I read this very interesting article on bandcamp that after all concentrating on small niche mass artists has made them so strong

have you read that article, was around the bandcamp day!!!

AGF
I 'll read all your thoughts and think a bit more

Nick Meyne
Re campaign around a new streaming coop, could we reach out to ‘alliance partners’ …could we be complementary to Bandcamp? ie we don’t do downloads, we do stream 2 own, and pass the credit value for owned tracks to them on their visit to the artist page as a ‘voucher’ against stuff on that page?

AGF
that is a sweet thought, it actually bothers me that bandcamp streams are not paid at all… i have 90k streams… unpaid for … also i wonder what they do with our data, it sucks no one knows, transparency could be good!!

i had some arguments on twitter about this … other artists think it should be free streaming … but resonate idea is so much better

actually thinking about this: ‘alliance partners’ complementary

interesting could be boomkat for this… i think their player/ preview actually sucks and it could be complementary ???

Nick
So we could go and talk to Bandcamp about this? For co-op artists, we’d be asking for a ‘promoted’ or ‘exclusive’ stream link back to us and maybe an easy Coop sign-up and pay option for listeners who want more than 45secs play, using bandcamp credentials to join the co-op (we could do that via their ‘fulfilment’ api). We might defer a coop membership charge until after a few visits…

[looks at Boomkat] wow yes I see what you mean!

Nick Meyne
…and they have a nice gift voucher thing, something that we have much talked about…

Do we know anyone at Boomkat?

AGF
I know people who know people at boomkat. I might know them too but not sure… let you know soon

Nick Meyne

Boomkat: "…a specialist, independent online record store that has been trading since 1998 when we opened up a record store in Manchester called Pelicanneck.

We have been online since 2002 and in that time we have supplied the finest Vinyl, CD, Cassette and Download releases to customers in over 100 countries.

Our focus is not on any one particular type of music; instead we are constantly on the lookout for what we consider to be the most innovative, exceptional, interesting and often overlooked music out there - regardless of where it has come from or who it is made by."

Sounds like a nice cultural fit with us? Could we persuade them to put all their artists up on Resonate (with permission) so they could ditch that nasty player and focus on their sales and storytelling / journalism? (Although their site looks a bit like an off the shelf ‘shopify’ store, I think it is their own dev work?)

If these guys are shipping / downloading mainly to UK/EU, maybe we could have ‘regional’ deals with other similar operators who might also fear competition from Bandcamp? Not sure how you would handle catalogue ‘overlap’ in that case. (artist decides precedence?)

Exciting suggesion on live streaming tools from @peter and chris hobcroft here… exactly the sort of thing that might stimulate an active storytelling music listening community, especially right now when we are all stir crazy and there’s no gig money… we could put a livestream behind a buy now button?.. or after a few minutes of listening???

What do you think?

Hey guys,

Happy to introduce you to Chris Hobcroft who was an early Resonate volunteer.

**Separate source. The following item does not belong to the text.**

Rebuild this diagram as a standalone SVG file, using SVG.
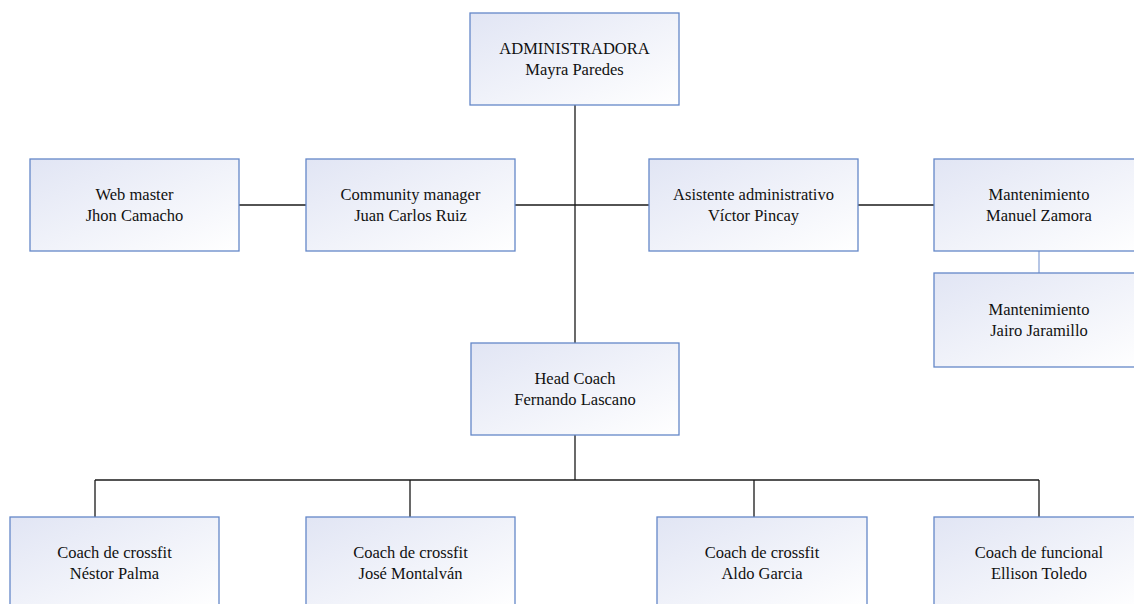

He’s been working with LivePeer for a few years. If you read the article below, I’m sure you’ll get plenty of ideas how their tech could apply to Resonate:

I use OBSstudio and find it a great open source tool for recording stuff and personally I find it easy enough to make basic recordings, but I haven’t tried the live streaming options. There is a great community around it… but I have no idea how artists on Resonate would view working with it? I don’t like the idea of using proprietary and privacy-invading Zoom, which seems to get undeserved exposure … e.g Thao & The Get Down Stay Down - Phenom (Official Music Video) - YouTube

Democracy and Privacy

AGF
Morning, the main thing i miss now on all platforms is democracy, some say… so if resonate is a coop, means transperancy, that be a great innovation… any association with surveillance tech even OBSstudio, could be compromising…
is there a way to build ethical technology ??? at all ???

again: Etherpad

Nick Meyne
AGF​ Good Morning! Yes it is perfectly possible to build secure privacy respecting technology, but tech is only a part of a solution… people and process surround the tech, and that is why so much today is compromised… people trade off their privacy for convenience, or fall for simple social engineering techniques that breach not only their own privacy, but that of a community. Some say decentralised peer to peer tech is ‘the answer’. It isn’t. It could be a part of an answer, a systemic, human and tech design, arrived at through a transparent governance process where we all decide, together, what is right for us. Ironically, that governance process itself needs to be designed and bootstrapped. :wink:

Nick Meyne
For artists, publishing any sort of photo portrait is a dilemma… it’s a digital biometric actively used in state and commercial surveillance and tracking. But it may also be intrinsic to a relationship with an audience in performance. Something that is necessary and offered in a relationship with audience members… who ‘pay to see you’ as part of the gig ‘transaction’, or expect to meet up with you as a fellow artist. Too much is shared, indiscriminately. I think we should use personas, or representations, much much more. I’m very suspicious of celebrity image culture but I am also conflicted, because it is that culture that still brings in paying audiences/listeners to platforms and that can allow a wider community of artists to have a living wage. We know we can implement the tech part of the identity and privacy controls (that is what our IRIS project is intended to do) but I don’t know if there is a community of artists and listeners who care enough about this to get it done.

On transparency in governance I think we should allow any member to put proposals forward on community forum for voting by those who care. We could use loomio or something fancy, but the poll builder on Discourse seems good enough. The key thing is for proposals to be well formed: context, purpose (why), core idea (what), alternatives (how, something else, or not at all), and resources needed (with what, when, how much) so that proposers think ideas through and share before voting.